*WORK INSTRUCTIONS:* Select the lines below containing the word "that".

*DATASET CONTENT:*

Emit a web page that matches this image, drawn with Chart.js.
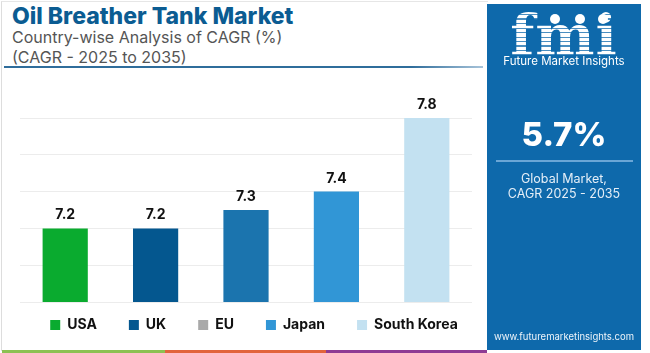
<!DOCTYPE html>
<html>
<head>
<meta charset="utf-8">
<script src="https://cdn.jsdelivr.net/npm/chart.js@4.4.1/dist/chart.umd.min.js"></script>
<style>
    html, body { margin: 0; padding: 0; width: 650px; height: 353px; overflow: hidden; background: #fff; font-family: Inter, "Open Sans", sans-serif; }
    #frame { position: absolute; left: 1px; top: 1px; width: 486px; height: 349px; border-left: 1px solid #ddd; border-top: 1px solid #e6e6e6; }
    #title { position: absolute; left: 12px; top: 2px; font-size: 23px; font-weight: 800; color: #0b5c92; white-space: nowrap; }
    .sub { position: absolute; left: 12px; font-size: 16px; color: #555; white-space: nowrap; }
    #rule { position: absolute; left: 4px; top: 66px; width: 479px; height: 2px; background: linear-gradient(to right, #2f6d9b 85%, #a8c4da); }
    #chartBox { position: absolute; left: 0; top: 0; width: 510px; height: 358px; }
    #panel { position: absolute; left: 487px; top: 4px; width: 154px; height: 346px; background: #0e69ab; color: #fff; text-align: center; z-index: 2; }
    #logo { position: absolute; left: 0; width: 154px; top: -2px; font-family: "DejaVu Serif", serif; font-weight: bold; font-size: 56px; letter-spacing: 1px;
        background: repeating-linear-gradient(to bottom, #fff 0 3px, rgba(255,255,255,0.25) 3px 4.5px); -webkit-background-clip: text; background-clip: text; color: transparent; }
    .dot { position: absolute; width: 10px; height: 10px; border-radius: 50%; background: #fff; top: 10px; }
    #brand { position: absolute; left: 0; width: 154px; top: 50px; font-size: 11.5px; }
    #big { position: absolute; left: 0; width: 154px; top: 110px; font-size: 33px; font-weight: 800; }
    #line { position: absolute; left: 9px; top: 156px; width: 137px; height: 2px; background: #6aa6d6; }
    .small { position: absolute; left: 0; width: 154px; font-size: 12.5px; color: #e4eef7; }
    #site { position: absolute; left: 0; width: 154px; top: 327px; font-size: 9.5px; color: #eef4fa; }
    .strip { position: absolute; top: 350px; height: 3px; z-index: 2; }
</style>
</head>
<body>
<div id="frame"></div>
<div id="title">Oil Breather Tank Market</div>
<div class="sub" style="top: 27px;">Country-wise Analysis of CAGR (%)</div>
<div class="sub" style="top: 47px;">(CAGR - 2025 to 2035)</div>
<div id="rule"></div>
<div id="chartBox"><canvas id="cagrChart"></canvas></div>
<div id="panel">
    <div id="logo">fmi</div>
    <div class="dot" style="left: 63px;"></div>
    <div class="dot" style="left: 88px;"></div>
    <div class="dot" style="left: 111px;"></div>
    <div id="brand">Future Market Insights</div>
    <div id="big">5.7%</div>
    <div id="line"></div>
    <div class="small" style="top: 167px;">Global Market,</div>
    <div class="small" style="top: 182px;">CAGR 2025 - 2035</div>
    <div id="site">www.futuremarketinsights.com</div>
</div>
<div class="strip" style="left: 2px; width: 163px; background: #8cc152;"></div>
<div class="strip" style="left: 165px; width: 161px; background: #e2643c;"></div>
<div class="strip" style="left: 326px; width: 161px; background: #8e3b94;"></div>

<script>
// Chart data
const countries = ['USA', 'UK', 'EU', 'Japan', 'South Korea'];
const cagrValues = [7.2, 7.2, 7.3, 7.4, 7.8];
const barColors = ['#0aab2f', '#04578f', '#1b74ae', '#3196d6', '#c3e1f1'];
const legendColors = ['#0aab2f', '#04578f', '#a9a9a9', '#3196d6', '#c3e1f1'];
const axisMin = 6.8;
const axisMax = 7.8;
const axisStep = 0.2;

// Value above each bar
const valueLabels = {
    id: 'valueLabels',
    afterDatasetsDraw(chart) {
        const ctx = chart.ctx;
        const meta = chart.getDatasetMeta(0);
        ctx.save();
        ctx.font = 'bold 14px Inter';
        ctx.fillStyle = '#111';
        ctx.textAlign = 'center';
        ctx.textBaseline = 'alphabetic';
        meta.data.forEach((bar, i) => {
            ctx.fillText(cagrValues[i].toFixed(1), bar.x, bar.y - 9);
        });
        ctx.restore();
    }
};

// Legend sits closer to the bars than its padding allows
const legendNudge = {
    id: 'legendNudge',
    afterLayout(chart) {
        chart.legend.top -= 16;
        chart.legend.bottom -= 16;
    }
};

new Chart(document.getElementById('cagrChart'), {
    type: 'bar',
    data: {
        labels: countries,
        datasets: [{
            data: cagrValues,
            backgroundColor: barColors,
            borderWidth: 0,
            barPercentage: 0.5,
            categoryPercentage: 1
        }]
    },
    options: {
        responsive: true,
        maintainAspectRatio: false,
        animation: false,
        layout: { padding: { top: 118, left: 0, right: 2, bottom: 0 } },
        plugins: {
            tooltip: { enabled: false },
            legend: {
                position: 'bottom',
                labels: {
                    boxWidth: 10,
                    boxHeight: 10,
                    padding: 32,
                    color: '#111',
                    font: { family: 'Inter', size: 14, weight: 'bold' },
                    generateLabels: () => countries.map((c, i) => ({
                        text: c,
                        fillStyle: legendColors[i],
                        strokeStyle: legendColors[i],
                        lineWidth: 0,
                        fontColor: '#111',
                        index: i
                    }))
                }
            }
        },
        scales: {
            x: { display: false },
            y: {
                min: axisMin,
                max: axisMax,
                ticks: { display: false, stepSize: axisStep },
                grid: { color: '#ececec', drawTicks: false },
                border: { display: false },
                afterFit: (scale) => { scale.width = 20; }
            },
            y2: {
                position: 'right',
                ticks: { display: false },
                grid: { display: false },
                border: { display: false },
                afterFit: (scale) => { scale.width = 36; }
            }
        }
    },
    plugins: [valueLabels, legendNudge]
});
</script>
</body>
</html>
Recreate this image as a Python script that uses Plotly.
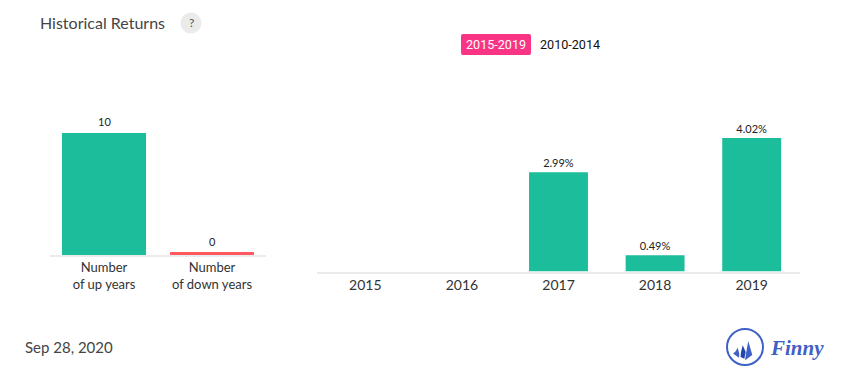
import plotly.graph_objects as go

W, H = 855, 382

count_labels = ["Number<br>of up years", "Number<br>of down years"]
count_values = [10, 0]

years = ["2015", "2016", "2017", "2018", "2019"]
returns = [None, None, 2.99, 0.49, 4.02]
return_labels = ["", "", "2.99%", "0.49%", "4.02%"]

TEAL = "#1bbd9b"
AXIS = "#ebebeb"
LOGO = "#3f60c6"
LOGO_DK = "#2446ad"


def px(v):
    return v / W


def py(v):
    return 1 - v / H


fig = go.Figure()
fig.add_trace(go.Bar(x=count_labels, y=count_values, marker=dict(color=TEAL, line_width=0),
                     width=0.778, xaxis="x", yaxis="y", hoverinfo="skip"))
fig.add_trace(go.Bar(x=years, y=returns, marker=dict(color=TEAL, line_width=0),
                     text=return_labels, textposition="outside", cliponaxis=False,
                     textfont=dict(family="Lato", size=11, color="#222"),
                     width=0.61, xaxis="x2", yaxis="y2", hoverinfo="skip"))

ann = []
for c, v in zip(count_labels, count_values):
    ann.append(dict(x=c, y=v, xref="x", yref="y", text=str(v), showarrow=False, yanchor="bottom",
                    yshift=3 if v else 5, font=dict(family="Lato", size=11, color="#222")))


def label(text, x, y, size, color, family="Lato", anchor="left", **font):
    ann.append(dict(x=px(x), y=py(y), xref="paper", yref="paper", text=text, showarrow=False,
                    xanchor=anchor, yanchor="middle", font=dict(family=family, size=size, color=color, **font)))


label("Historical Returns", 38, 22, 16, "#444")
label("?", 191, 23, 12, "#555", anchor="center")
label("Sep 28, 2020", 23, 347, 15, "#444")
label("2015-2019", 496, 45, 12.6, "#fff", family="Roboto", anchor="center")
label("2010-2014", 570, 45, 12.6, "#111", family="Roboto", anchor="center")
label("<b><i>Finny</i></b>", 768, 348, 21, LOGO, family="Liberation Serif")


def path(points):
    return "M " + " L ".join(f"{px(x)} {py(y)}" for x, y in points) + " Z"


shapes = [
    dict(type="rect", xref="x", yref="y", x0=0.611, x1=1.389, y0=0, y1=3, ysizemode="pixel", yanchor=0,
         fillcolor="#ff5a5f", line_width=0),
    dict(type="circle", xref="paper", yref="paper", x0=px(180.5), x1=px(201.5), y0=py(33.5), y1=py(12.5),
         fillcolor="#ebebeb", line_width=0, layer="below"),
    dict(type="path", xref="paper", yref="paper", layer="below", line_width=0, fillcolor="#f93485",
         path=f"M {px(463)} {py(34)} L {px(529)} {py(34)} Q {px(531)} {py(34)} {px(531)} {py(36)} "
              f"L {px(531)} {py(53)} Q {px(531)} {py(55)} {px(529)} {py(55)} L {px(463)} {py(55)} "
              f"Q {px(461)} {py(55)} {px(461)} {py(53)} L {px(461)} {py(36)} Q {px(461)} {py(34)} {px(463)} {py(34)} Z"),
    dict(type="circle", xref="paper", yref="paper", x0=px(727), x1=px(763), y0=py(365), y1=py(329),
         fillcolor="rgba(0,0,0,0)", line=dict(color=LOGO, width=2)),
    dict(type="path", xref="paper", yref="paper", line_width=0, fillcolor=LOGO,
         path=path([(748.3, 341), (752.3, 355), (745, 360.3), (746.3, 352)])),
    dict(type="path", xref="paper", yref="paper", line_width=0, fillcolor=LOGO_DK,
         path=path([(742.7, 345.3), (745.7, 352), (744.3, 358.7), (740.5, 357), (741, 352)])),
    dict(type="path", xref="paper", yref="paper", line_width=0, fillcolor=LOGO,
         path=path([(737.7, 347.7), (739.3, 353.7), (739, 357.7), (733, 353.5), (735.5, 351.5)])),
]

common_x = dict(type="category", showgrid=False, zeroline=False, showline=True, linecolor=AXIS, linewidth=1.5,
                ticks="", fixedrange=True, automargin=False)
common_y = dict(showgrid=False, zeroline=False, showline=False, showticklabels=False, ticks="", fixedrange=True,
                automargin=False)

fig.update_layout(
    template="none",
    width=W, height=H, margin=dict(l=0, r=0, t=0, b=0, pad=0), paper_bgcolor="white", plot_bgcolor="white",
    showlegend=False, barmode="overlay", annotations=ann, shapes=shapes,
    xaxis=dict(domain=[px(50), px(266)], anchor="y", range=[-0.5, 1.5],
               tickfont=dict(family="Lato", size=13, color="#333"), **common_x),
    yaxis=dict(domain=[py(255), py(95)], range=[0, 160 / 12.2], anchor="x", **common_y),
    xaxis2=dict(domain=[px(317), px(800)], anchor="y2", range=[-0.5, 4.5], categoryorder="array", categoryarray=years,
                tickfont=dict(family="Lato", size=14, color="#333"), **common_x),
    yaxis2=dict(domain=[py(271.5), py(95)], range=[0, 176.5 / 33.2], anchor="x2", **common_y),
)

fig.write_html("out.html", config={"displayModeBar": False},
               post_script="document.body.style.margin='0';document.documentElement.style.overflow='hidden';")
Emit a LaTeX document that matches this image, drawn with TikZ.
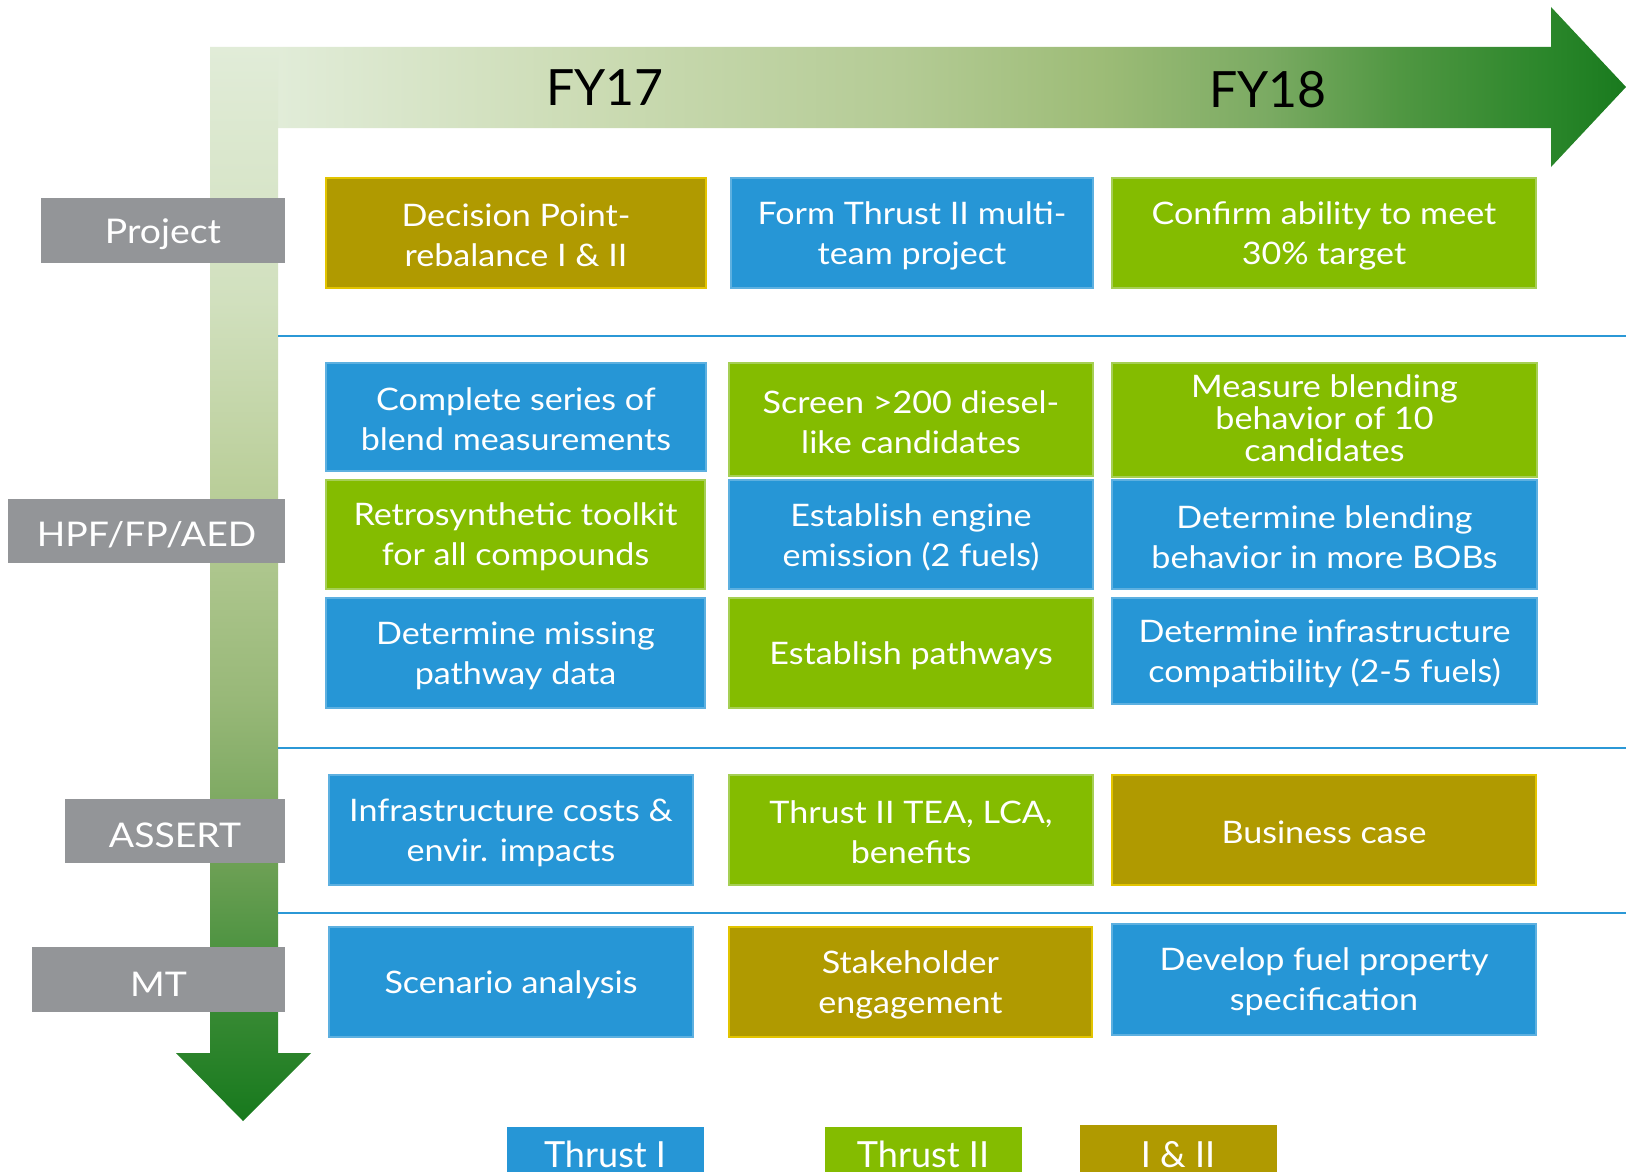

*COMPLETE RESPONSE:*
Emit a web page that matches this image, drawn with Chart.js.
Recreate this image as a Python script that uses Plotly.
Emit a LaTeX document that matches this image, drawn with TikZ.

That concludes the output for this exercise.